═══ Data ═══
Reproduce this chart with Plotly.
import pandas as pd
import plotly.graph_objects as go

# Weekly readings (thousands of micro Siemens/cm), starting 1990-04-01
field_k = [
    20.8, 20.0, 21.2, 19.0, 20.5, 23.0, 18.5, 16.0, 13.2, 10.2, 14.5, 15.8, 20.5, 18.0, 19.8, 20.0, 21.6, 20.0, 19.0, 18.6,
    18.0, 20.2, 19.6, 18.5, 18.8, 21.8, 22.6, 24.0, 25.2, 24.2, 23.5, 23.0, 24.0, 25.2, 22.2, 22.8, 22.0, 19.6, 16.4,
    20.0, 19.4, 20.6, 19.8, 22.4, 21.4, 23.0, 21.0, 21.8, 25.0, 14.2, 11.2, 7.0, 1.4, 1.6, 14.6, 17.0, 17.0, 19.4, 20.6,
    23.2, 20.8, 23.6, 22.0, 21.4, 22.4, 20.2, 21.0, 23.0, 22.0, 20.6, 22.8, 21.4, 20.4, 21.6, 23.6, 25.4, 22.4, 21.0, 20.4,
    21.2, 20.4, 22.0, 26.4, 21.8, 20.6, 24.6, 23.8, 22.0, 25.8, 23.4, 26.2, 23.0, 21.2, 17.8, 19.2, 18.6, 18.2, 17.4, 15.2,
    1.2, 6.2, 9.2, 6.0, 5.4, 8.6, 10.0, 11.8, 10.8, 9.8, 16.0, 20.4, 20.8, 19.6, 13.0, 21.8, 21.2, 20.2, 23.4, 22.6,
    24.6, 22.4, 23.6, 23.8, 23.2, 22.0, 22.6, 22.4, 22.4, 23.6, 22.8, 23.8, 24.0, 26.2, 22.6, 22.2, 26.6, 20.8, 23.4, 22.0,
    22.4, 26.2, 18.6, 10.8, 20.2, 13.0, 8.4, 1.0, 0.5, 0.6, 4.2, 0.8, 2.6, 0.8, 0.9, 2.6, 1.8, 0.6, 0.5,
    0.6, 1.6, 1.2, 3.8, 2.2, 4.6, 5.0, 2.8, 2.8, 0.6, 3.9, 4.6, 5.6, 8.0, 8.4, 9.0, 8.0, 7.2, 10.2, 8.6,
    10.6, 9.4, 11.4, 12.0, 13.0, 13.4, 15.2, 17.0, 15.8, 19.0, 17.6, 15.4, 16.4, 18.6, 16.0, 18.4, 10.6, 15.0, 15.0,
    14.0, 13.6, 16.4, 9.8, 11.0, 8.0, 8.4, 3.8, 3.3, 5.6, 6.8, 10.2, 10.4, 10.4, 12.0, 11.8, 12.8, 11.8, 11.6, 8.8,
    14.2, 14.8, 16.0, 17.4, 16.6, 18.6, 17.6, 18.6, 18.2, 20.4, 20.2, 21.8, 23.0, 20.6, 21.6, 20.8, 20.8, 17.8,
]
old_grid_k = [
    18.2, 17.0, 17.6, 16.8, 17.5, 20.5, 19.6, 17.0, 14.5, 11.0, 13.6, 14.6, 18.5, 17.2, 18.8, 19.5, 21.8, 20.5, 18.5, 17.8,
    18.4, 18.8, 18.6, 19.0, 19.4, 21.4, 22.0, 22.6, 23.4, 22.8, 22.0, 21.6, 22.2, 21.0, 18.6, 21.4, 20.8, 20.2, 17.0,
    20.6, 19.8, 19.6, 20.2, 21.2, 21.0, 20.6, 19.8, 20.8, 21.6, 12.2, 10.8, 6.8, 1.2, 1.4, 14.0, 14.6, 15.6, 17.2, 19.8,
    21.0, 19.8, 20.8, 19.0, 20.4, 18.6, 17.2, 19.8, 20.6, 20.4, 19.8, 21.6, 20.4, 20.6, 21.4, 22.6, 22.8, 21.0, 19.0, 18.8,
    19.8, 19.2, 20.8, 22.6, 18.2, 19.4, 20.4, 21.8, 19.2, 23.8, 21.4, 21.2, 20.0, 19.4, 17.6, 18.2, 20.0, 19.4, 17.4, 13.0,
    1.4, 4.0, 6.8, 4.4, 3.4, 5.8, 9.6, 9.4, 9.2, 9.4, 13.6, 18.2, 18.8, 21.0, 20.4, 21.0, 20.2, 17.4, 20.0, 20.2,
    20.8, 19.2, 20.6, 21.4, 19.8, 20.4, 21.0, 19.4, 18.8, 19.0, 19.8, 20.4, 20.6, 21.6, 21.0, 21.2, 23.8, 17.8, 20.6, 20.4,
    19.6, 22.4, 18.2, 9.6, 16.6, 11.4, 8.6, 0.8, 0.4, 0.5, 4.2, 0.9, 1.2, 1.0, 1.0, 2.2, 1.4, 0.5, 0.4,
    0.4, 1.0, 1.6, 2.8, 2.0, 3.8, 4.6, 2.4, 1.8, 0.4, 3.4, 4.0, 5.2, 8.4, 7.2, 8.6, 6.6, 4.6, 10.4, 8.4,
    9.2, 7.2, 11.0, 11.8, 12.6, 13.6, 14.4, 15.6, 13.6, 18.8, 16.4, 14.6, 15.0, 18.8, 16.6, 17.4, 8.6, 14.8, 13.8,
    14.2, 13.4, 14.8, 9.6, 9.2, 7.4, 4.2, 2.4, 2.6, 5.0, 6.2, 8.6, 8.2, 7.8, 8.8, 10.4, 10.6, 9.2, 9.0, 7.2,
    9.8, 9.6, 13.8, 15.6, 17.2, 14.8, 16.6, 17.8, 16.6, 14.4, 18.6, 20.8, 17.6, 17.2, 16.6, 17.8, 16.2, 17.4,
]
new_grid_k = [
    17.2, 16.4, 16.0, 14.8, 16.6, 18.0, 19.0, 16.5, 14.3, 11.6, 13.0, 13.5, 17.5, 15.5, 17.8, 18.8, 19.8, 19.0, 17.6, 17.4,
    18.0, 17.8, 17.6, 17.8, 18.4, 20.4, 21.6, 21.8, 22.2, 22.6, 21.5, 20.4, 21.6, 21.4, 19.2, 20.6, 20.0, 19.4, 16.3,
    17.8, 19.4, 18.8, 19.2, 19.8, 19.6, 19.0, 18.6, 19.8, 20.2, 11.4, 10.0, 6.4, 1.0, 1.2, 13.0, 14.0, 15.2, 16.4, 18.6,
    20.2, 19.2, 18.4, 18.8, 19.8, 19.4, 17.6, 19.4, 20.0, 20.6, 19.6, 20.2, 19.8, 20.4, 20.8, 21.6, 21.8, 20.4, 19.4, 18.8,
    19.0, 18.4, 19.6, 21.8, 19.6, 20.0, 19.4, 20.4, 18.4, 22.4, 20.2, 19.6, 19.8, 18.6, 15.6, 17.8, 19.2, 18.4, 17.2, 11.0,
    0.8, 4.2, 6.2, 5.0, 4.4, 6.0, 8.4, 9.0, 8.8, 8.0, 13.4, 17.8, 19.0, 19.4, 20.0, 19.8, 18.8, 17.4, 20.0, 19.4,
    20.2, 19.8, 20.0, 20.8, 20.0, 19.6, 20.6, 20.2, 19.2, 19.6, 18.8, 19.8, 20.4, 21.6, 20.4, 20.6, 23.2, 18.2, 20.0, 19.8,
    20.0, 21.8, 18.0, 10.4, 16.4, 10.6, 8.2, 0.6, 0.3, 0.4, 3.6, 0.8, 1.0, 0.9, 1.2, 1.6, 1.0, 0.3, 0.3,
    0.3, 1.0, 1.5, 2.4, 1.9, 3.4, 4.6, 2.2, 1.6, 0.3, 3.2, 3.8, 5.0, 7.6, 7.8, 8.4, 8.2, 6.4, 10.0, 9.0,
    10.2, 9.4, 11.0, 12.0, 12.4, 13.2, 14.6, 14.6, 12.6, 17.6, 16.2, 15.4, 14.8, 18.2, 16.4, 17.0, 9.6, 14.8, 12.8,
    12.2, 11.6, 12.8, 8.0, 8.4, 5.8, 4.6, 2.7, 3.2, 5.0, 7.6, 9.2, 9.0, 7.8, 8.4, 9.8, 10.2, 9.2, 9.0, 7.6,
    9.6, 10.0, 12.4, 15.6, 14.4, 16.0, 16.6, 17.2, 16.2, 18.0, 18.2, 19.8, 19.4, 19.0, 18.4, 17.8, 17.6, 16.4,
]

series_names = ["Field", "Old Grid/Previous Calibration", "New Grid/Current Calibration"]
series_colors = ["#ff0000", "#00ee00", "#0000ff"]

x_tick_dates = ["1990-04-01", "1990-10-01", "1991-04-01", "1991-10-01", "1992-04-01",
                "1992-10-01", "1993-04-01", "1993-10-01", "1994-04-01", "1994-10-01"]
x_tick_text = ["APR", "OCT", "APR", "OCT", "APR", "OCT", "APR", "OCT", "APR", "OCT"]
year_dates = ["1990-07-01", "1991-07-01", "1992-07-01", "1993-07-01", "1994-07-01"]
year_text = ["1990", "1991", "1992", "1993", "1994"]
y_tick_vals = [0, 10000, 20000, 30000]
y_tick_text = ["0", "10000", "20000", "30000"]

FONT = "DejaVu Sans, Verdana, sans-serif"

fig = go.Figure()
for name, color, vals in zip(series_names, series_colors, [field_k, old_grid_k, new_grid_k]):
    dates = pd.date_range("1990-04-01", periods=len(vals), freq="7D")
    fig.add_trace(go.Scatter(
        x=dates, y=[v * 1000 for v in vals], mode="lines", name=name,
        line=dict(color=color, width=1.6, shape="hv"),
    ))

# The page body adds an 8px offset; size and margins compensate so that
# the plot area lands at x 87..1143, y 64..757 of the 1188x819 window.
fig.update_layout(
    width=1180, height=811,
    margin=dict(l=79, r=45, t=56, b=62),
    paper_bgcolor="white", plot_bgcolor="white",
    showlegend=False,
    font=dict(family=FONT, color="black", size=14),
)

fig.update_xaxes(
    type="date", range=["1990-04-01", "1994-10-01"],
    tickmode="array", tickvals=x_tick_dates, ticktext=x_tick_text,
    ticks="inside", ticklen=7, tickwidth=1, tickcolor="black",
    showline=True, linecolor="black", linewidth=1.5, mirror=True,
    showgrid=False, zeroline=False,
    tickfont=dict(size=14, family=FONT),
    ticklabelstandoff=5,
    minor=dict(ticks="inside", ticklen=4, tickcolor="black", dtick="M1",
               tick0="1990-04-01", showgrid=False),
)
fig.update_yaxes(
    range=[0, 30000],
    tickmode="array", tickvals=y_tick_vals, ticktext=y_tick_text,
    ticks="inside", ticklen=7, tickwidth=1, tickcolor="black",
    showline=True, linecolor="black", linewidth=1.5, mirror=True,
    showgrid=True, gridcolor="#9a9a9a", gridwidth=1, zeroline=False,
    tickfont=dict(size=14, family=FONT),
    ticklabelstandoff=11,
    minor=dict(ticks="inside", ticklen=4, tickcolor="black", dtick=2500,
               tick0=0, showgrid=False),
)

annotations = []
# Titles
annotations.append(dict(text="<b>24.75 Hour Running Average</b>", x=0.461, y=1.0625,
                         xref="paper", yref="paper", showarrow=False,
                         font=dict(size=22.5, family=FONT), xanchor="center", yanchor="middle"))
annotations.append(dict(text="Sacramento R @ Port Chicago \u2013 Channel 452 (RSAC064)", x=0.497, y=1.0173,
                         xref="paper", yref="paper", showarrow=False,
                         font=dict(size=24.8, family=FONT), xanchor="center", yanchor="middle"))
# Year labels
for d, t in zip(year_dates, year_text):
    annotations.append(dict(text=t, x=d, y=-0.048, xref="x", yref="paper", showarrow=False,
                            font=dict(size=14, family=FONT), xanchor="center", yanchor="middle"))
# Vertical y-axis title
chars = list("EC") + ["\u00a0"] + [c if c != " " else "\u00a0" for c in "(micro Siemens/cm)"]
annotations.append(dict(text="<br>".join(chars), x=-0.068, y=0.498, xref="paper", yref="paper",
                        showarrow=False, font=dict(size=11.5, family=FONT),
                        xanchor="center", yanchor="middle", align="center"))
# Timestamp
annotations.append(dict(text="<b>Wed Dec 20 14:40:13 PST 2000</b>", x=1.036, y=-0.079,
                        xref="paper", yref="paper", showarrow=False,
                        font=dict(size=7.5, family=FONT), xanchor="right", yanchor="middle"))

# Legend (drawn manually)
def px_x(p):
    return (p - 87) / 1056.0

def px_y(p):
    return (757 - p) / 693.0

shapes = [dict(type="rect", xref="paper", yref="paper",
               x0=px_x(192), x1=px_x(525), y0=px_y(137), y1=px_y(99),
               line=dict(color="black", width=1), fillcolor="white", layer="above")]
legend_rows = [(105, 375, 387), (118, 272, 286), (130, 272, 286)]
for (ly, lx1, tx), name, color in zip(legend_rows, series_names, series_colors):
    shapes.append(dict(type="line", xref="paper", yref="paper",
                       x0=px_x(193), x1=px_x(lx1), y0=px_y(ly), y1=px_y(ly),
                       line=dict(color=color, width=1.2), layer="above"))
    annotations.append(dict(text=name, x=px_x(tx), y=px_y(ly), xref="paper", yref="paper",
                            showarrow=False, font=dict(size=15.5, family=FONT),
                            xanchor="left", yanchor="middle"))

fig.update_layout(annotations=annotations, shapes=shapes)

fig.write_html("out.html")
═══
Reprint the data above from the opening line to the line holding "import plotly.graph_objects as go", inclusive, and nothing else.

Reproduce this chart with Plotly.
import pandas as pd
import plotly.graph_objects as go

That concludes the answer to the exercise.